In Saskatchewan, if the arbitration complies with the basic requirements of the relevant legislation (The Arbitration Act, 1992, or The International Commercial Arbitration Act), the arbitrator’s decision binds the parties and can be enforced like a judgment from a court.

Arbitration provides a way to work around court restrictions to resolve commercial disputes. Also, in Saskatchewan parties have a significant degree of freedom to set the procedure for their arbitration (see section 27 of The Arbitration Act, 1992 and article 24 of the UNCITRAL Model Law on International Commercial Arbitration, which is incorporated into Saskatchewan law by section 3 of The International Commercial Arbitration Act). Accordingly, arbitrations can be done in a way that does not require in-person attendance or the exchange of paper documents. For example, the parties can agree that the arbitrator will make his or her decision based only on written, electronic submissions and evidence, based on submissions and evidence delivered in a teleconference or videoconference, or a combination of the two. In these times of increasing reliance on videoconference as a substitute for in-person meetings to do one’s part to “flatten the curve,” the potential use of videoconference is attractive.

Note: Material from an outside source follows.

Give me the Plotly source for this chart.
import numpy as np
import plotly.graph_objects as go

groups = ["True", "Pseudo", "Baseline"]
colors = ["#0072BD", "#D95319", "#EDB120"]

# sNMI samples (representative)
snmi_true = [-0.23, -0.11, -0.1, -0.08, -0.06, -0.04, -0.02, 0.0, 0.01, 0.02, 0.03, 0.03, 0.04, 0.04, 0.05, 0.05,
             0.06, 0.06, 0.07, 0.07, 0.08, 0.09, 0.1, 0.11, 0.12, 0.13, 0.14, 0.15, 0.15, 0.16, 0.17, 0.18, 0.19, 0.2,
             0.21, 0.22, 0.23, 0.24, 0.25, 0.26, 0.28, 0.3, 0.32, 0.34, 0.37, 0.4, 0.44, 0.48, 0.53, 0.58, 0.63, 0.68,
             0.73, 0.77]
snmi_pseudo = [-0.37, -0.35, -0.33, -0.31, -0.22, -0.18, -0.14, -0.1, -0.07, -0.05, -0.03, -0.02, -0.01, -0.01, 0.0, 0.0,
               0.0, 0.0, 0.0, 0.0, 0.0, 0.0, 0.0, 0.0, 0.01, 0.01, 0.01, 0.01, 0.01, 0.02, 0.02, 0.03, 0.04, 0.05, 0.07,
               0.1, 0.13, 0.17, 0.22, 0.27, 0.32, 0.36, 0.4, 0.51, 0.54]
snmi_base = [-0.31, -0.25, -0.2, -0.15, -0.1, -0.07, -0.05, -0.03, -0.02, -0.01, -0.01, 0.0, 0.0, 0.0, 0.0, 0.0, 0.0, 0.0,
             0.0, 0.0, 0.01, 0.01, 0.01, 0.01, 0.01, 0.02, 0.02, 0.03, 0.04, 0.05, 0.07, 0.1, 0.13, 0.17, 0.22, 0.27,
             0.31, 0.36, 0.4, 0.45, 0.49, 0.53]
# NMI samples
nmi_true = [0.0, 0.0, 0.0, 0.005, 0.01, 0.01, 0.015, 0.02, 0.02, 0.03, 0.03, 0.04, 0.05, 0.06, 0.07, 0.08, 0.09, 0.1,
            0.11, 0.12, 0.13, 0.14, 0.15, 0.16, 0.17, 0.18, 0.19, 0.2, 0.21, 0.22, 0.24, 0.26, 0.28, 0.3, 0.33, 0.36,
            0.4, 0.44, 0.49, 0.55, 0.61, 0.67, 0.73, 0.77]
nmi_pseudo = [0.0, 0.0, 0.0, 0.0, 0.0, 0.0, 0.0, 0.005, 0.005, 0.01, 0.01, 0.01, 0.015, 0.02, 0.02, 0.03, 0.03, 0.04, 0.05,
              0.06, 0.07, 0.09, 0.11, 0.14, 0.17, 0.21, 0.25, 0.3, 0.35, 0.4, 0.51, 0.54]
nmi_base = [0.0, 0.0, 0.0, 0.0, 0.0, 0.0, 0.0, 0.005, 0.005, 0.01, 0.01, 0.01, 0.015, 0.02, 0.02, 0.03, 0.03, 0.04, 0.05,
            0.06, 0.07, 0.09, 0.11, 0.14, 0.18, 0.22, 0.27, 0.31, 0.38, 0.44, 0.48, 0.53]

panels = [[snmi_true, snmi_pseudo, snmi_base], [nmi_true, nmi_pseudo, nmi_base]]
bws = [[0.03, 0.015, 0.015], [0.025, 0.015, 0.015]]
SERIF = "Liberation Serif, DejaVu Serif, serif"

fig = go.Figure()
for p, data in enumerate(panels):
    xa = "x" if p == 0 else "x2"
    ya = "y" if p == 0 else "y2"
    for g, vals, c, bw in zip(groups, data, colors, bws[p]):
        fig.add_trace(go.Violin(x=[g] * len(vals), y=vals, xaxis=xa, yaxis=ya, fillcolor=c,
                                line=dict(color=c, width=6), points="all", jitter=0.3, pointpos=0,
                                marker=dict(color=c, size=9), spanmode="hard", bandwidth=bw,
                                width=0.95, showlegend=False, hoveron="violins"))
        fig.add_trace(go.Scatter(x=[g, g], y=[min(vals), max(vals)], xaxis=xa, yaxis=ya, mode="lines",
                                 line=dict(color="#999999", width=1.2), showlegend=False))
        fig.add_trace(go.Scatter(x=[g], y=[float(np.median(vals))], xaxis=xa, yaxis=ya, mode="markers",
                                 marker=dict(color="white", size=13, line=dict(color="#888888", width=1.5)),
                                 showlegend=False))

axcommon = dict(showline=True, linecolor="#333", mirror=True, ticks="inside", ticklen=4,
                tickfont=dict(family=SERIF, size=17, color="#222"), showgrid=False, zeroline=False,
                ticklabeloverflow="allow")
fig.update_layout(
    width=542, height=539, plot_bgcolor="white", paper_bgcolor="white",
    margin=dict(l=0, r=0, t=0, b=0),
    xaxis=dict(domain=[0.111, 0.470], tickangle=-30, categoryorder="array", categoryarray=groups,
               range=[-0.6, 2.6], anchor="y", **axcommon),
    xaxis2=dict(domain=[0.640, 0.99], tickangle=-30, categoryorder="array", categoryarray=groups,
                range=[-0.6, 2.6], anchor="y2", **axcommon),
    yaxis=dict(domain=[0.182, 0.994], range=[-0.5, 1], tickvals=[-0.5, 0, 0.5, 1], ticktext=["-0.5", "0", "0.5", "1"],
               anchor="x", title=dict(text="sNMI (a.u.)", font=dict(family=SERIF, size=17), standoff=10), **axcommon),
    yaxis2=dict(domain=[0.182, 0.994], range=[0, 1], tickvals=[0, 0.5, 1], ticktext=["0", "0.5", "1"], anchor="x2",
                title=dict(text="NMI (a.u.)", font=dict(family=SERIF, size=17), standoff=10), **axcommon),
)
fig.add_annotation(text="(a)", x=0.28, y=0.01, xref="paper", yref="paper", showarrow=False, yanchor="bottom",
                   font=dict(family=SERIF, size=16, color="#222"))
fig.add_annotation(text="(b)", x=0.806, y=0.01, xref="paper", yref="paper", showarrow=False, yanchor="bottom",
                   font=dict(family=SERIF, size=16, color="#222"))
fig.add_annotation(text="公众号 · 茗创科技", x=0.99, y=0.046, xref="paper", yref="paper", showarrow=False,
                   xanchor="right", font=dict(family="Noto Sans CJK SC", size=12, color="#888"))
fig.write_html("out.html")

Parties should discuss the technological requirements for their arbitration. While beyond the scope of this blog post, some items for consideration include:

What teleconference or videoconference software should be leveraged for conducting the arbitration hearing (i.e., giving oral evidence and making oral argument)?

What technology does each party need to have to ensure the proper functioning of the arbitration? For example, desktops/laptops, video cameras, microphones, and suitable internet connections.

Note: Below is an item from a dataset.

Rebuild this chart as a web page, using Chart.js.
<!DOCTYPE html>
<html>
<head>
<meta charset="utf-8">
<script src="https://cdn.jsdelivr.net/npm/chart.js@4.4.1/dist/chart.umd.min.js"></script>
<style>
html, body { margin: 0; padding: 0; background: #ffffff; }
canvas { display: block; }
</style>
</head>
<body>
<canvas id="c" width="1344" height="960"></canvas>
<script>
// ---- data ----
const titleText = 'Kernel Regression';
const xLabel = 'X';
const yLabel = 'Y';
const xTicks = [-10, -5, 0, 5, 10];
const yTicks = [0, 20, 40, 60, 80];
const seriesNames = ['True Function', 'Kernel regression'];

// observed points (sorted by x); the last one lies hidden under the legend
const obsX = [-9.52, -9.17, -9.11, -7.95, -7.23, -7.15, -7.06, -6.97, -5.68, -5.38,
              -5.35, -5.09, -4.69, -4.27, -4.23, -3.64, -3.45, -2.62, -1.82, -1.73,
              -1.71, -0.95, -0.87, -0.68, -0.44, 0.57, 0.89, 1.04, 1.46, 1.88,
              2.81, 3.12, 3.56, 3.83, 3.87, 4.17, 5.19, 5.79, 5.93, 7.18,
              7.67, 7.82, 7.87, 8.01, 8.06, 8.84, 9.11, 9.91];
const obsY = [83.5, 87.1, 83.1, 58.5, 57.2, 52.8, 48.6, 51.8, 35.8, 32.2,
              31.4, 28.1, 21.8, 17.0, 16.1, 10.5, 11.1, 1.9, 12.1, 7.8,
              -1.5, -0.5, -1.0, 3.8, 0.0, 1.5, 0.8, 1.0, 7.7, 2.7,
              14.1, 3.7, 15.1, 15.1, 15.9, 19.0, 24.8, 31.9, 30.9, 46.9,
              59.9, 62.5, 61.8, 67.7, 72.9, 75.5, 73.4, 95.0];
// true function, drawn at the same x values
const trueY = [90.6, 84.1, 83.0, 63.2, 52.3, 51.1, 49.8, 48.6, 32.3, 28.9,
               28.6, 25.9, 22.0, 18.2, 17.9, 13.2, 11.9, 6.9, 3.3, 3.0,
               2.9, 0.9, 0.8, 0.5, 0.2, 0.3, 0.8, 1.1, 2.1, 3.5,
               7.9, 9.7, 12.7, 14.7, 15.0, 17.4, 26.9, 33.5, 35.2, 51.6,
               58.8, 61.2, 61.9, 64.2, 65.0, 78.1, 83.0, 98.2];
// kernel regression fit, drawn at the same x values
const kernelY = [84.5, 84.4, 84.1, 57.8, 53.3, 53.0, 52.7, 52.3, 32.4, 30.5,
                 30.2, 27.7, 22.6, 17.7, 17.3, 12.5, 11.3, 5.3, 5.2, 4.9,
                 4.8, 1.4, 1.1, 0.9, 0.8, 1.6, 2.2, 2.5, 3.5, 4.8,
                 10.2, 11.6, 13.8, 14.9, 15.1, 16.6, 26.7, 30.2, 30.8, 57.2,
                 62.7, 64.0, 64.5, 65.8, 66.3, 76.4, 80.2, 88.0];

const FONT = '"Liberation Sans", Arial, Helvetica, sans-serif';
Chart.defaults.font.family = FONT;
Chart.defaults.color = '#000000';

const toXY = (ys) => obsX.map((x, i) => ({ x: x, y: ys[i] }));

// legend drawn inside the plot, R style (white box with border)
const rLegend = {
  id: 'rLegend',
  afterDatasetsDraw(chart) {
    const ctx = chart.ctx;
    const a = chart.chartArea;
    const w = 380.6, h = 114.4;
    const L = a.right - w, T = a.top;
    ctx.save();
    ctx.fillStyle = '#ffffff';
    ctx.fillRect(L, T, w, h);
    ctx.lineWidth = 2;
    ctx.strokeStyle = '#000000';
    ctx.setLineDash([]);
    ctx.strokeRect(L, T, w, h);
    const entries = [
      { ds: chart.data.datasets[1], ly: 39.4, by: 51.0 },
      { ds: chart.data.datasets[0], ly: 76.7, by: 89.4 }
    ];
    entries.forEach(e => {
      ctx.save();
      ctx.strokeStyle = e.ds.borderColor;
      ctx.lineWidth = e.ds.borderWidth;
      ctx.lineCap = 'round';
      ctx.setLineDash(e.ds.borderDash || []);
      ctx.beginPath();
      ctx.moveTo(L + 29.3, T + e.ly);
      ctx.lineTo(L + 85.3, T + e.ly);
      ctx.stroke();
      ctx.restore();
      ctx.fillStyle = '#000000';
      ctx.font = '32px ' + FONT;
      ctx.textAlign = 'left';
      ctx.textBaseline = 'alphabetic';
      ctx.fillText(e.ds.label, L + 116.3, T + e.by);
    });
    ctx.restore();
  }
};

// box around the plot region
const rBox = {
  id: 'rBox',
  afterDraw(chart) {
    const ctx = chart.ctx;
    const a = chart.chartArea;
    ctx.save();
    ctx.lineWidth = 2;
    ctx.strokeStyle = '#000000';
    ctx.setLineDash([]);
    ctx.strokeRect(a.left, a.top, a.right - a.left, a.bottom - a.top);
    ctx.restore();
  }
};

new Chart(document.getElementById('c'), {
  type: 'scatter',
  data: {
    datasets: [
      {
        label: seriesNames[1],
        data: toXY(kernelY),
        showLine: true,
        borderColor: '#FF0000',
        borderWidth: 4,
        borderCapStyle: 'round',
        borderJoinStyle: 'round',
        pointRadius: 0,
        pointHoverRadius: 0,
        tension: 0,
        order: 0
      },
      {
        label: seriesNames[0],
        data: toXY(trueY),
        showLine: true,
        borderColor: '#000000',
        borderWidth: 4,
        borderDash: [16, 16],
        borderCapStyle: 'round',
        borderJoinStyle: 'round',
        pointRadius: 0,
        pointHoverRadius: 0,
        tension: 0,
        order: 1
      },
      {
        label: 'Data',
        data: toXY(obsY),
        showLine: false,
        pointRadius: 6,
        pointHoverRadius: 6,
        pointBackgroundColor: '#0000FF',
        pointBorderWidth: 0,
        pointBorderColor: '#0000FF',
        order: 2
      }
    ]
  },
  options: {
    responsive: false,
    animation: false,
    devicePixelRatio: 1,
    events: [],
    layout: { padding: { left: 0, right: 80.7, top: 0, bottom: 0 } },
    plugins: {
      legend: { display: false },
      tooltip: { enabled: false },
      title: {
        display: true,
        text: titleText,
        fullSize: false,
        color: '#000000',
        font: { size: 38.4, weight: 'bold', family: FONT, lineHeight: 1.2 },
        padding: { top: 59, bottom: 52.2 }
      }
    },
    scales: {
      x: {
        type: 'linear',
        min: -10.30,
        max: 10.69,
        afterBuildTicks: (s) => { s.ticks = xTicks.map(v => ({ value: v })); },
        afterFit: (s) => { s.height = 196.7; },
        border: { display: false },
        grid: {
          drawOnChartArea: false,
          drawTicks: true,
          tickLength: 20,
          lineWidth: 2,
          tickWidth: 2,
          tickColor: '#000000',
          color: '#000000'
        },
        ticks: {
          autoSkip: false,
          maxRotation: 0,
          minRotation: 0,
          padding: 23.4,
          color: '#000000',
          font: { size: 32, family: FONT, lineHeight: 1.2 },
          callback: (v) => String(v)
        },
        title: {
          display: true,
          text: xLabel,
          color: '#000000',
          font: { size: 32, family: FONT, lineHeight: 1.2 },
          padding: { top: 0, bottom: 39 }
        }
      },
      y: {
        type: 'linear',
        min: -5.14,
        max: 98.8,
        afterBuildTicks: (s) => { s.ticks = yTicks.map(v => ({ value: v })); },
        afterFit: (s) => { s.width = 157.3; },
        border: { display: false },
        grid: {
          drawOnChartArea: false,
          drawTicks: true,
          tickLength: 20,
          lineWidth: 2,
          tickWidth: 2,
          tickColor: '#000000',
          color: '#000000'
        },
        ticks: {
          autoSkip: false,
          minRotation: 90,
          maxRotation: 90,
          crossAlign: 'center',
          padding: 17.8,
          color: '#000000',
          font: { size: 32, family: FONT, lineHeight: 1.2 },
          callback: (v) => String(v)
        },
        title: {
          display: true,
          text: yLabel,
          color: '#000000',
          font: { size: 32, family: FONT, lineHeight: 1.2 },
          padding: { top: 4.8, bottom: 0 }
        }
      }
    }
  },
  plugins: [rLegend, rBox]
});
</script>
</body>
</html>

What programs are to be leveraged for the secure and efficient exchange of documents between parties? Depending on the volume and confidentiality of the documents, email may not be sufficient, and parties may wish to explore secure file sharing programs or joint use of cloud-based electronic document discovery software.

Agreeing to Arbitration

In order to use arbitration to resolve a dispute, all parties to the dispute must agree to submit it to arbitration (see sections 3 and 6 of The Arbitration Act, 1992 and article 7 of the UNCITRAL Model Law on International Commercial Arbitration, which is incorporated into Saskatchewan law by section 3 of The International Commercial Arbitration Act). This is most commonly done before a dispute arises by including an “arbitration clause” in the agreement between the parties stating that any disputes under the agreement must be resolved by arbitration. One example of an arbitration clause can be found on the website of the Canadian Arbitration Association. If a dispute arises and there is no pre-existing arbitration clause in any agreement between the parties, the parties can make a separate agreement to submit the dispute to arbitration.

It may also be possible to submit to arbitration discrete issues that have arisen in the context of a claim that is already being litigated in court. For example, parties to a court action might agree to submit a summary judgment application that would otherwise have been decided by a judge to be decided by an arbitrator instead. This could be a useful option for ensuring that such disputes continue to progress toward resolution despite the COVID-19-related court restrictions.

Conclusion

Arbitration is an effective and flexible way of deciding commercial disputes. Further, as a result of the COVID-19 pandemic, arbitration may be the only option available to decide most commercial disputes in the coming months. All businesses should seek legal advice on including arbitration clauses in their agreements going forward. Businesses that are currently engaged in commercial disputes should seek legal advice on whether to submit them to arbitration.

The content of this article is intended to provide a general guide to the subject matter. Specialist advice should be sought about your specific circumstances.